● Short task:
Take the material below and retype it in full; pictures are left out.

● Available data:
** start **

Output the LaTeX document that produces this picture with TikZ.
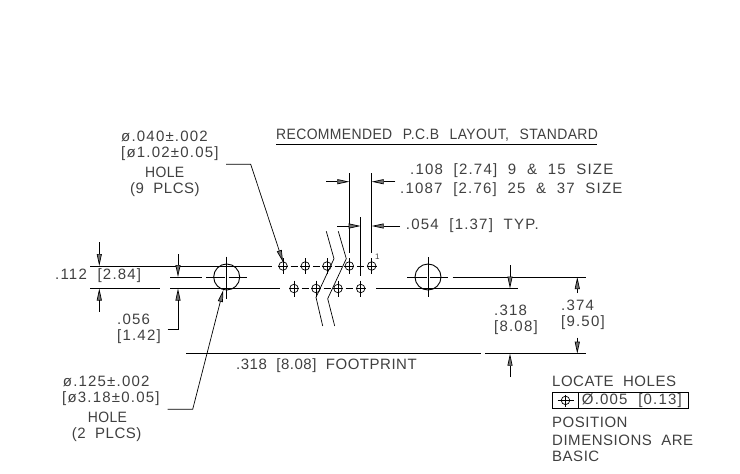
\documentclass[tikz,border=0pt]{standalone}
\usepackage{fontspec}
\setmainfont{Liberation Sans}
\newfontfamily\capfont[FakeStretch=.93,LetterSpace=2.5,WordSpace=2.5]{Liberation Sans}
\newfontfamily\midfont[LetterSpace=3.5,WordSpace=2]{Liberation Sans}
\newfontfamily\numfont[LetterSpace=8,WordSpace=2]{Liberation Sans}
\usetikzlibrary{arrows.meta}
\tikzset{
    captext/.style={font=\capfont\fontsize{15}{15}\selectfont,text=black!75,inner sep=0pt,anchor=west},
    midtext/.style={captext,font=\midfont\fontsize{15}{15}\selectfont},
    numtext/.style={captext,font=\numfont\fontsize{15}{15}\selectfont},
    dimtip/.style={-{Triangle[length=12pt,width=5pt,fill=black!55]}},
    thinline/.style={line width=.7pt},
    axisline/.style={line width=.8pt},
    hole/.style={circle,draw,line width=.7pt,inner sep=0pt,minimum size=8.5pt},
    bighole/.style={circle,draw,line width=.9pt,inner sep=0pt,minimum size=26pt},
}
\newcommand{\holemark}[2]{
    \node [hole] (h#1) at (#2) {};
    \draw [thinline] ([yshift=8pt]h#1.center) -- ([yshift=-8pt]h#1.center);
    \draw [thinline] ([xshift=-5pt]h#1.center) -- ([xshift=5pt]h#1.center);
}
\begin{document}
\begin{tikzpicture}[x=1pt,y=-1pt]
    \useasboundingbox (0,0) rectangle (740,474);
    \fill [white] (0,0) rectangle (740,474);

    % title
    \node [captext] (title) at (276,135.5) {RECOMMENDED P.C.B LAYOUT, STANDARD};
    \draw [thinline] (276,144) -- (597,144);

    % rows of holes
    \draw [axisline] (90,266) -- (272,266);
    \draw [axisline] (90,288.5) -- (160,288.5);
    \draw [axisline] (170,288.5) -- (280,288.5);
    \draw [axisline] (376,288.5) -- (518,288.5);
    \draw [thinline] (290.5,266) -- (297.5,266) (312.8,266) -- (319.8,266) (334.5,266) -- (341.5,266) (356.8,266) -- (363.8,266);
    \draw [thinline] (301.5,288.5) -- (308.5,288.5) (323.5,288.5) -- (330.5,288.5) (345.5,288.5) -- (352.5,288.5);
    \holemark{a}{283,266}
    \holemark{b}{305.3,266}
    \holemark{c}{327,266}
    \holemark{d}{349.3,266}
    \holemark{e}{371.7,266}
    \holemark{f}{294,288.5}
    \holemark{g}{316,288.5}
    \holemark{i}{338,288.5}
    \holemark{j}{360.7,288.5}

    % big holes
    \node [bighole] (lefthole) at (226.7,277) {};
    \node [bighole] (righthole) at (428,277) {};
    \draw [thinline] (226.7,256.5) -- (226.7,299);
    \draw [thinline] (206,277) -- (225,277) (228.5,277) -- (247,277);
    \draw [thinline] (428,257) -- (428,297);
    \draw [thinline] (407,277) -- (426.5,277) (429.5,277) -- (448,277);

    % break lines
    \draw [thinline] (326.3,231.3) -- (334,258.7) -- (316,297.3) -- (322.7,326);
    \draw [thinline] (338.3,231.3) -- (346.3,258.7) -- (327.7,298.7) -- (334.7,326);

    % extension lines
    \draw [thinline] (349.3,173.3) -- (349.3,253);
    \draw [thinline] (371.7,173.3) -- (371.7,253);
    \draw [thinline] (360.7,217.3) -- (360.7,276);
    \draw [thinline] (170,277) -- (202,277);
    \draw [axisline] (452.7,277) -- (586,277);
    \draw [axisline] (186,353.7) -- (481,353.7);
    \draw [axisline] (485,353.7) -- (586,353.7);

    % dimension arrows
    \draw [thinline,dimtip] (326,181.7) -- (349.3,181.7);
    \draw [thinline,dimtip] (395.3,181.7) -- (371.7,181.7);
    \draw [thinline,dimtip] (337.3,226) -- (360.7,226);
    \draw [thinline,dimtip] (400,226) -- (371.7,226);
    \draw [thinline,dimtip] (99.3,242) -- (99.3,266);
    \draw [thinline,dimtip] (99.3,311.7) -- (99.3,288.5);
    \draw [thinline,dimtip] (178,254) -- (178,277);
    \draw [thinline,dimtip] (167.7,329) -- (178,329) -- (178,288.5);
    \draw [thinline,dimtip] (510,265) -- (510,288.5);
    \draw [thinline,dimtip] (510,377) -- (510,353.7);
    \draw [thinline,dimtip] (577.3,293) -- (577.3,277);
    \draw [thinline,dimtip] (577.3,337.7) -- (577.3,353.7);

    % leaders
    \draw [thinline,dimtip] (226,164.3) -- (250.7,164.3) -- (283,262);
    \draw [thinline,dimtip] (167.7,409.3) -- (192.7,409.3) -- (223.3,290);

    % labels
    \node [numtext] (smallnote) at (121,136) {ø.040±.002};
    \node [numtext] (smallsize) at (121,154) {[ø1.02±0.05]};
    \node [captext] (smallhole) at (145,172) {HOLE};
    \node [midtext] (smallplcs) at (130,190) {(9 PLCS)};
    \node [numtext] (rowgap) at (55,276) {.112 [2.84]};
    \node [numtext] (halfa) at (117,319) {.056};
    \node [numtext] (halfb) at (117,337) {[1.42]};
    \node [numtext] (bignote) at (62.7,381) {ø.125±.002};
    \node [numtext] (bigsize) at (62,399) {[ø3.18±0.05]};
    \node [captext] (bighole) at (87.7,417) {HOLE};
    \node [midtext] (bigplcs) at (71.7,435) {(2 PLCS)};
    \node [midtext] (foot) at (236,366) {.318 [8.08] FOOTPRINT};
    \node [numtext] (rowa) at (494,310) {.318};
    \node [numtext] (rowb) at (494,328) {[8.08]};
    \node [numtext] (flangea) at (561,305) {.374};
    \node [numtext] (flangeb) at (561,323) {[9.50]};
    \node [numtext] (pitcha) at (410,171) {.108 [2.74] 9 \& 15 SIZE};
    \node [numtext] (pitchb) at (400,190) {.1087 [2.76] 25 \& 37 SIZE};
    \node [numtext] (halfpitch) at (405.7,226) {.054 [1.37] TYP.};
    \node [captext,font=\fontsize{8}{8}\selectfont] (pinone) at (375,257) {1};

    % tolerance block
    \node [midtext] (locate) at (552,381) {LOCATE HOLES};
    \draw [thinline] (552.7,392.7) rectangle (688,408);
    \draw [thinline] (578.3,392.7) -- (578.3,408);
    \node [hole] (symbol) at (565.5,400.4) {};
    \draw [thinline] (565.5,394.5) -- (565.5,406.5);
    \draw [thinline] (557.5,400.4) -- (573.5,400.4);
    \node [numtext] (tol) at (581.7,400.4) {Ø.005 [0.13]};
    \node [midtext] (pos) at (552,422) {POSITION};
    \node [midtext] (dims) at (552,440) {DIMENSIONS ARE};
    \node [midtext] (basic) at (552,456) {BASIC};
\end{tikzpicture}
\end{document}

** end **

● Exercise solution:
Output the LaTeX document that produces this picture with TikZ.
\documentclass[tikz,border=0pt]{standalone}
\usepackage{fontspec}
\setmainfont{Liberation Sans}
\newfontfamily\capfont[FakeStretch=.93,LetterSpace=2.5,WordSpace=2.5]{Liberation Sans}
\newfontfamily\midfont[LetterSpace=3.5,WordSpace=2]{Liberation Sans}
\newfontfamily\numfont[LetterSpace=8,WordSpace=2]{Liberation Sans}
\usetikzlibrary{arrows.meta}
\tikzset{
    captext/.style={font=\capfont\fontsize{15}{15}\selectfont,text=black!75,inner sep=0pt,anchor=west},
    midtext/.style={captext,font=\midfont\fontsize{15}{15}\selectfont},
    numtext/.style={captext,font=\numfont\fontsize{15}{15}\selectfont},
    dimtip/.style={-{Triangle[length=12pt,width=5pt,fill=black!55]}},
    thinline/.style={line width=.7pt},
    axisline/.style={line width=.8pt},
    hole/.style={circle,draw,line width=.7pt,inner sep=0pt,minimum size=8.5pt},
    bighole/.style={circle,draw,line width=.9pt,inner sep=0pt,minimum size=26pt},
}
\newcommand{\holemark}[2]{
    \node [hole] (h#1) at (#2) {};
    \draw [thinline] ([yshift=8pt]h#1.center) -- ([yshift=-8pt]h#1.center);
    \draw [thinline] ([xshift=-5pt]h#1.center) -- ([xshift=5pt]h#1.center);
}
\begin{document}
\begin{tikzpicture}[x=1pt,y=-1pt]
    \useasboundingbox (0,0) rectangle (740,474);
    \fill [white] (0,0) rectangle (740,474);

    % title
    \node [captext] (title) at (276,135.5) {RECOMMENDED P.C.B LAYOUT, STANDARD};
    \draw [thinline] (276,144) -- (597,144);

    % rows of holes
    \draw [axisline] (90,266) -- (272,266);
    \draw [axisline] (90,288.5) -- (160,288.5);
    \draw [axisline] (170,288.5) -- (280,288.5);
    \draw [axisline] (376,288.5) -- (518,288.5);
    \draw [thinline] (290.5,266) -- (297.5,266) (312.8,266) -- (319.8,266) (334.5,266) -- (341.5,266) (356.8,266) -- (363.8,266);
    \draw [thinline] (301.5,288.5) -- (308.5,288.5) (323.5,288.5) -- (330.5,288.5) (345.5,288.5) -- (352.5,288.5);
    \holemark{a}{283,266}
    \holemark{b}{305.3,266}
    \holemark{c}{327,266}
    \holemark{d}{349.3,266}
    \holemark{e}{371.7,266}
    \holemark{f}{294,288.5}
    \holemark{g}{316,288.5}
    \holemark{i}{338,288.5}
    \holemark{j}{360.7,288.5}

    % big holes
    \node [bighole] (lefthole) at (226.7,277) {};
    \node [bighole] (righthole) at (428,277) {};
    \draw [thinline] (226.7,256.5) -- (226.7,299);
    \draw [thinline] (206,277) -- (225,277) (228.5,277) -- (247,277);
    \draw [thinline] (428,257) -- (428,297);
    \draw [thinline] (407,277) -- (426.5,277) (429.5,277) -- (448,277);

    % break lines
    \draw [thinline] (326.3,231.3) -- (334,258.7) -- (316,297.3) -- (322.7,326);
    \draw [thinline] (338.3,231.3) -- (346.3,258.7) -- (327.7,298.7) -- (334.7,326);

    % extension lines
    \draw [thinline] (349.3,173.3) -- (349.3,253);
    \draw [thinline] (371.7,173.3) -- (371.7,253);
    \draw [thinline] (360.7,217.3) -- (360.7,276);
    \draw [thinline] (170,277) -- (202,277);
    \draw [axisline] (452.7,277) -- (586,277);
    \draw [axisline] (186,353.7) -- (481,353.7);
    \draw [axisline] (485,353.7) -- (586,353.7);

    % dimension arrows
    \draw [thinline,dimtip] (326,181.7) -- (349.3,181.7);
    \draw [thinline,dimtip] (395.3,181.7) -- (371.7,181.7);
    \draw [thinline,dimtip] (337.3,226) -- (360.7,226);
    \draw [thinline,dimtip] (400,226) -- (371.7,226);
    \draw [thinline,dimtip] (99.3,242) -- (99.3,266);
    \draw [thinline,dimtip] (99.3,311.7) -- (99.3,288.5);
    \draw [thinline,dimtip] (178,254) -- (178,277);
    \draw [thinline,dimtip] (167.7,329) -- (178,329) -- (178,288.5);
    \draw [thinline,dimtip] (510,265) -- (510,288.5);
    \draw [thinline,dimtip] (510,377) -- (510,353.7);
    \draw [thinline,dimtip] (577.3,293) -- (577.3,277);
    \draw [thinline,dimtip] (577.3,337.7) -- (577.3,353.7);

    % leaders
    \draw [thinline,dimtip] (226,164.3) -- (250.7,164.3) -- (283,262);
    \draw [thinline,dimtip] (167.7,409.3) -- (192.7,409.3) -- (223.3,290);

    % labels
    \node [numtext] (smallnote) at (121,136) {ø.040±.002};
    \node [numtext] (smallsize) at (121,154) {[ø1.02±0.05]};
    \node [captext] (smallhole) at (145,172) {HOLE};
    \node [midtext] (smallplcs) at (130,190) {(9 PLCS)};
    \node [numtext] (rowgap) at (55,276) {.112 [2.84]};
    \node [numtext] (halfa) at (117,319) {.056};
    \node [numtext] (halfb) at (117,337) {[1.42]};
    \node [numtext] (bignote) at (62.7,381) {ø.125±.002};
    \node [numtext] (bigsize) at (62,399) {[ø3.18±0.05]};
    \node [captext] (bighole) at (87.7,417) {HOLE};
    \node [midtext] (bigplcs) at (71.7,435) {(2 PLCS)};
    \node [midtext] (foot) at (236,366) {.318 [8.08] FOOTPRINT};
    \node [numtext] (rowa) at (494,310) {.318};
    \node [numtext] (rowb) at (494,328) {[8.08]};
    \node [numtext] (flangea) at (561,305) {.374};
    \node [numtext] (flangeb) at (561,323) {[9.50]};
    \node [numtext] (pitcha) at (410,171) {.108 [2.74] 9 \& 15 SIZE};
    \node [numtext] (pitchb) at (400,190) {.1087 [2.76] 25 \& 37 SIZE};
    \node [numtext] (halfpitch) at (405.7,226) {.054 [1.37] TYP.};
    \node [captext,font=\fontsize{8}{8}\selectfont] (pinone) at (375,257) {1};

    % tolerance block
    \node [midtext] (locate) at (552,381) {LOCATE HOLES};
    \draw [thinline] (552.7,392.7) rectangle (688,408);
    \draw [thinline] (578.3,392.7) -- (578.3,408);
    \node [hole] (symbol) at (565.5,400.4) {};
    \draw [thinline] (565.5,394.5) -- (565.5,406.5);
    \draw [thinline] (557.5,400.4) -- (573.5,400.4);
    \node [numtext] (tol) at (581.7,400.4) {Ø.005 [0.13]};
    \node [midtext] (pos) at (552,422) {POSITION};
    \node [midtext] (dims) at (552,440) {DIMENSIONS ARE};
    \node [midtext] (basic) at (552,456) {BASIC};
\end{tikzpicture}
\end{document}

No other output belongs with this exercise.